**WHAT THE TASK REQUIRES:** Quote the whole listing word for word. Do not include the pictures.

**GIVEN INFORMATION:**
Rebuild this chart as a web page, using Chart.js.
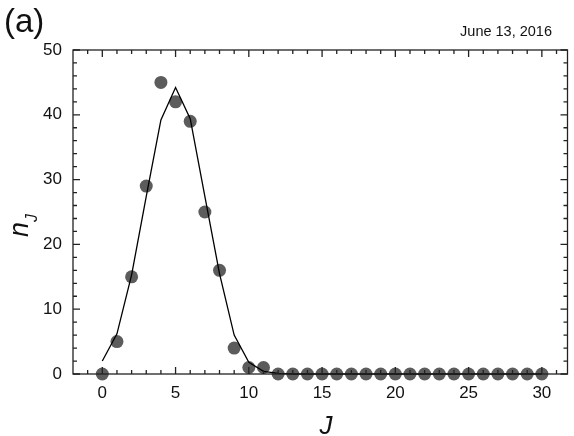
<!DOCTYPE html>
<html>
<head>
<meta charset="utf-8">
<script src="https://cdn.jsdelivr.net/npm/chart.js@4"></script>
<style>
  html, body { margin: 0; padding: 0; background: #fff; }
  #wrap { width: 574px; height: 436px; }
</style>
</head>
<body>
<div id="wrap"><canvas id="nChart" width="574" height="436"></canvas></div>
<script>
// measured populations n_J (dots)
var jValues = [0, 1, 2, 3, 4, 5, 6, 7, 8, 9, 10, 11, 12, 13, 14, 15, 16, 17, 18, 19, 20, 21, 22, 23, 24, 25, 26, 27, 28, 29, 30];
var nMeasured = [0, 5, 15, 29, 45, 42, 39, 25, 16, 4, 1, 1, 0, 0, 0, 0, 0, 0, 0, 0, 0, 0, 0, 0, 0, 0, 0, 0, 0, 0, 0];
// fitted curve
var nFit = [2.0, 6.2, 15.3, 27.4, 39.2, 44.2, 39.4, 27.4, 15.5, 6.0, 1.8, 0.4, 0.1, 0, 0, 0, 0, 0, 0, 0, 0, 0, 0, 0, 0, 0, 0, 0, 0, 0, 0];
var xTicks = [0, 5, 10, 15, 20, 25, 30];
var yTicks = [0, 10, 20, 30, 40, 50];

var FONT = '"Liberation Sans", Arial, sans-serif';
var AXIS_COLOR = '#222222';

function toPoints(ys) {
    return jValues.map(function (j, i) { return { x: j, y: ys[i] }; });
}

// frame, inward ticks and titles
var framePlugin = {
    id: 'frame',
    afterDraw: function (chart) {
        var ctx = chart.ctx;
        var area = chart.chartArea;
        var xs = chart.scales.x;
        var ys = chart.scales.y;
        ctx.save();
        ctx.strokeStyle = AXIS_COLOR;
        ctx.lineWidth = 1.3;
        ctx.strokeRect(area.left, area.top, area.right - area.left, area.bottom - area.top);

        ctx.beginPath();
        for (var v = -1; v <= 31; v++) {
            var px = xs.getPixelForValue(v);
            var len = (v % 5 === 0) ? 7 : 4;
            ctx.moveTo(px, area.bottom); ctx.lineTo(px, area.bottom - len);
            ctx.moveTo(px, area.top); ctx.lineTo(px, area.top + len);
        }
        for (var w = 0; w <= 50; w += 2) {
            var py = ys.getPixelForValue(w);
            var l2 = (w % 10 === 0) ? 7 : 4;
            ctx.moveTo(area.left, py); ctx.lineTo(area.left + l2, py);
            ctx.moveTo(area.right, py); ctx.lineTo(area.right - l2, py);
        }
        ctx.stroke();

        ctx.fillStyle = '#111';
        ctx.textBaseline = 'alphabetic';
        ctx.textAlign = 'left';
        ctx.font = '33px ' + FONT;
        ctx.fillText('(a)', 4, 32);

        ctx.font = '14.5px ' + FONT;
        ctx.textAlign = 'right';
        ctx.fillText('June 13, 2016', 552, 36);

        // x title
        ctx.font = 'italic 26px ' + FONT;
        ctx.textAlign = 'center';
        ctx.fillText('J', 326, 434);

        // y title n_J
        ctx.translate(28, 237);
        ctx.rotate(-Math.PI / 2);
        ctx.textAlign = 'left';
        ctx.font = 'italic 27px ' + FONT;
        var nw = ctx.measureText('n').width;
        ctx.fillText('n', 0, 0);
        ctx.font = 'italic 16px ' + FONT;
        ctx.fillText('J', nw, 9);
        ctx.restore();
    }
};

var ctx = document.getElementById('nChart').getContext('2d');
var nChart = new Chart(ctx, {
    type: 'scatter',
    data: {
        datasets: [{
            label: 'fit',
            data: toPoints(nFit),
            showLine: true,
            borderColor: '#000000',
            borderWidth: 1.3,
            pointRadius: 0,
            tension: 0,
            clip: false
        }, {
            label: 'measured',
            data: toPoints(nMeasured),
            showLine: false,
            pointRadius: 6.5,
            pointBackgroundColor: '#5c5c5c',
            pointBorderWidth: 0,
            clip: false
        }]
    },
    options: {
        responsive: false,
        animation: false,
        events: [],
        layout: { padding: { top: 50, right: 2, left: 0, bottom: 0 } },
        plugins: {
            legend: { display: false },
            tooltip: { enabled: false }
        },
        scales: {
            x: {
                type: 'linear',
                min: -2,
                max: 31.75,
                grid: { display: false, drawTicks: false },
                border: { display: false },
                afterBuildTicks: function (scale) {
                    scale.ticks = xTicks.map(function (v) { return { value: v }; });
                },
                afterFit: function (scale) { scale.height = 62; },
                ticks: {
                    padding: 9,
                    color: '#111',
                    maxRotation: 0,
                    font: { family: FONT, size: 17 }
                }
            },
            y: {
                type: 'linear',
                min: 0,
                max: 50,
                grid: { display: false, drawTicks: false },
                border: { display: false },
                afterBuildTicks: function (scale) {
                    scale.ticks = yTicks.map(function (v) { return { value: v }; });
                },
                afterFit: function (scale) { scale.width = 73; },
                ticks: {
                    padding: 11,
                    color: '#111',
                    font: { family: FONT, size: 17 }
                }
            }
        }
    },
    plugins: [framePlugin]
});
</script>
</body>
</html>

**TASK OUTPUT:**
Rebuild this chart as a web page, using Chart.js.
<!DOCTYPE html>
<html>
<head>
<meta charset="utf-8">
<script src="https://cdn.jsdelivr.net/npm/chart.js@4"></script>
<style>
  html, body { margin: 0; padding: 0; background: #fff; }
  #wrap { width: 574px; height: 436px; }
</style>
</head>
<body>
<div id="wrap"><canvas id="nChart" width="574" height="436"></canvas></div>
<script>
// measured populations n_J (dots)
var jValues = [0, 1, 2, 3, 4, 5, 6, 7, 8, 9, 10, 11, 12, 13, 14, 15, 16, 17, 18, 19, 20, 21, 22, 23, 24, 25, 26, 27, 28, 29, 30];
var nMeasured = [0, 5, 15, 29, 45, 42, 39, 25, 16, 4, 1, 1, 0, 0, 0, 0, 0, 0, 0, 0, 0, 0, 0, 0, 0, 0, 0, 0, 0, 0, 0];
// fitted curve
var nFit = [2.0, 6.2, 15.3, 27.4, 39.2, 44.2, 39.4, 27.4, 15.5, 6.0, 1.8, 0.4, 0.1, 0, 0, 0, 0, 0, 0, 0, 0, 0, 0, 0, 0, 0, 0, 0, 0, 0, 0];
var xTicks = [0, 5, 10, 15, 20, 25, 30];
var yTicks = [0, 10, 20, 30, 40, 50];

var FONT = '"Liberation Sans", Arial, sans-serif';
var AXIS_COLOR = '#222222';

function toPoints(ys) {
    return jValues.map(function (j, i) { return { x: j, y: ys[i] }; });
}

// frame, inward ticks and titles
var framePlugin = {
    id: 'frame',
    afterDraw: function (chart) {
        var ctx = chart.ctx;
        var area = chart.chartArea;
        var xs = chart.scales.x;
        var ys = chart.scales.y;
        ctx.save();
        ctx.strokeStyle = AXIS_COLOR;
        ctx.lineWidth = 1.3;
        ctx.strokeRect(area.left, area.top, area.right - area.left, area.bottom - area.top);

        ctx.beginPath();
        for (var v = -1; v <= 31; v++) {
            var px = xs.getPixelForValue(v);
            var len = (v % 5 === 0) ? 7 : 4;
            ctx.moveTo(px, area.bottom); ctx.lineTo(px, area.bottom - len);
            ctx.moveTo(px, area.top); ctx.lineTo(px, area.top + len);
        }
        for (var w = 0; w <= 50; w += 2) {
            var py = ys.getPixelForValue(w);
            var l2 = (w % 10 === 0) ? 7 : 4;
            ctx.moveTo(area.left, py); ctx.lineTo(area.left + l2, py);
            ctx.moveTo(area.right, py); ctx.lineTo(area.right - l2, py);
        }
        ctx.stroke();

        ctx.fillStyle = '#111';
        ctx.textBaseline = 'alphabetic';
        ctx.textAlign = 'left';
        ctx.font = '33px ' + FONT;
        ctx.fillText('(a)', 4, 32);

        ctx.font = '14.5px ' + FONT;
        ctx.textAlign = 'right';
        ctx.fillText('June 13, 2016', 552, 36);

        // x title
        ctx.font = 'italic 26px ' + FONT;
        ctx.textAlign = 'center';
        ctx.fillText('J', 326, 434);

        // y title n_J
        ctx.translate(28, 237);
        ctx.rotate(-Math.PI / 2);
        ctx.textAlign = 'left';
        ctx.font = 'italic 27px ' + FONT;
        var nw = ctx.measureText('n').width;
        ctx.fillText('n', 0, 0);
        ctx.font = 'italic 16px ' + FONT;
        ctx.fillText('J', nw, 9);
        ctx.restore();
    }
};

var ctx = document.getElementById('nChart').getContext('2d');
var nChart = new Chart(ctx, {
    type: 'scatter',
    data: {
        datasets: [{
            label: 'fit',
            data: toPoints(nFit),
            showLine: true,
            borderColor: '#000000',
            borderWidth: 1.3,
            pointRadius: 0,
            tension: 0,
            clip: false
        }, {
            label: 'measured',
            data: toPoints(nMeasured),
            showLine: false,
            pointRadius: 6.5,
            pointBackgroundColor: '#5c5c5c',
            pointBorderWidth: 0,
            clip: false
        }]
    },
    options: {
        responsive: false,
        animation: false,
        events: [],
        layout: { padding: { top: 50, right: 2, left: 0, bottom: 0 } },
        plugins: {
            legend: { display: false },
            tooltip: { enabled: false }
        },
        scales: {
            x: {
                type: 'linear',
                min: -2,
                max: 31.75,
                grid: { display: false, drawTicks: false },
                border: { display: false },
                afterBuildTicks: function (scale) {
                    scale.ticks = xTicks.map(function (v) { return { value: v }; });
                },
                afterFit: function (scale) { scale.height = 62; },
                ticks: {
                    padding: 9,
                    color: '#111',
                    maxRotation: 0,
                    font: { family: FONT, size: 17 }
                }
            },
            y: {
                type: 'linear',
                min: 0,
                max: 50,
                grid: { display: false, drawTicks: false },
                border: { display: false },
                afterBuildTicks: function (scale) {
                    scale.ticks = yTicks.map(function (v) { return { value: v }; });
                },
                afterFit: function (scale) { scale.width = 73; },
                ticks: {
                    padding: 11,
                    color: '#111',
                    font: { family: FONT, size: 17 }
                }
            }
        }
    },
    plugins: [framePlugin]
});
</script>
</body>
</html>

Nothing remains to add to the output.